So far this week, the release of Goblin Tales [Amazon | B&N] has pretty much dominated my brain (91 sales and counting), but I did have other news I wanted to share. On Monday, my sensei gave me my promotion form for shodan (first degree black belt).
I’m sorting out my emotions on this one. Excitement, definitely. Some anxiety as well. And there’s certainly a bit of pride in the mix, though I get pounded regularly enough that I don’t think I’m in danger of developing a swollen ego.
It’s been just over three years since I started studying Sanchin-Ryu. From what I’ve seen, that’s faster than average … but I had some martial arts background going in, and I’ve been attending extra classes for much of those three years, as well as working out with a few more experienced (and higher ranking) friends at their place.
My first Sanchin-Ryu post from March of 2008 is here, where I talk about my initial impressions and how I was invited to join my daughter in working out. (She has since chosen to stop attending classes.) I still enjoy this style and the overall atmosphere: supportive and noncompetitive, but also practical and results-oriented.
They say black belt is a beginning. That now you have a foundation, and can start to truly learn and understand the style. It reminds me a bit of selling that first novel, and the realization that after working so hard to reach that point, there’s so much more to do and learn.
Sanchin-Ryu doesn’t have the same kind of formal tests as the Tae Kwon Do classes I took as a kid. Rather, as Master Cataline puts it, every class is part of your test. Your promotion begins the day you first walk in the door.
There will still be a promotion night probably later this year, once I get my paperwork completed and turned in. And I expect to get my butt whooped that night, but it’s very different from the kind of thing Peg Kerr has been describing as she prepares for her black belt test. (Not saying one way is better or worse; just noting the differences. Also, I need to make a Sanchin-Ryu LJ icon!)
I’ve gotten a lot out of the past 3+ years of study. It greatly helps me to manage stress.
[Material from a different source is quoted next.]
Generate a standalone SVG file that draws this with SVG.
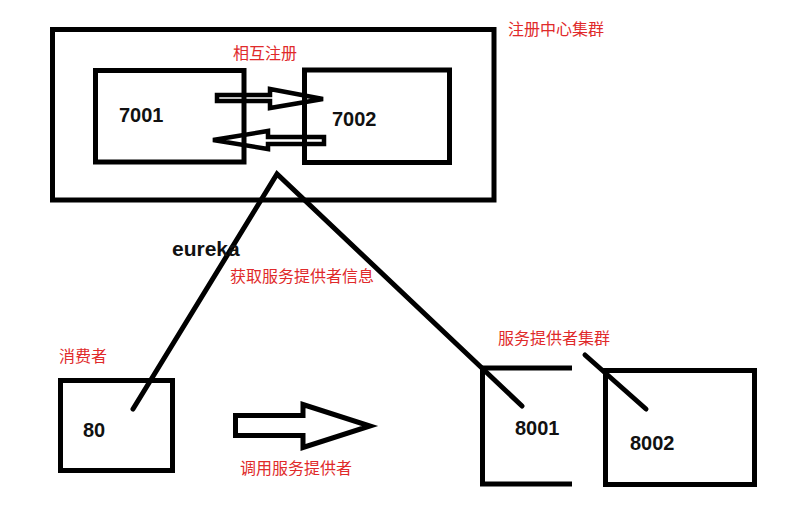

I enjoy the people and the physical workout. And while I’m not ready to start moonlighting as a superninja, I do feel more confident about my techniques. Even though I know there’s so much left to learn. Or maybe because I recognize that there’s so much to learn … that perspective better highlights how much I’ve learned, too.
It’s been a good journey so far. I’m excited to see what comes next … especially if I get to learn the legendary Boot-to-the-Head technique.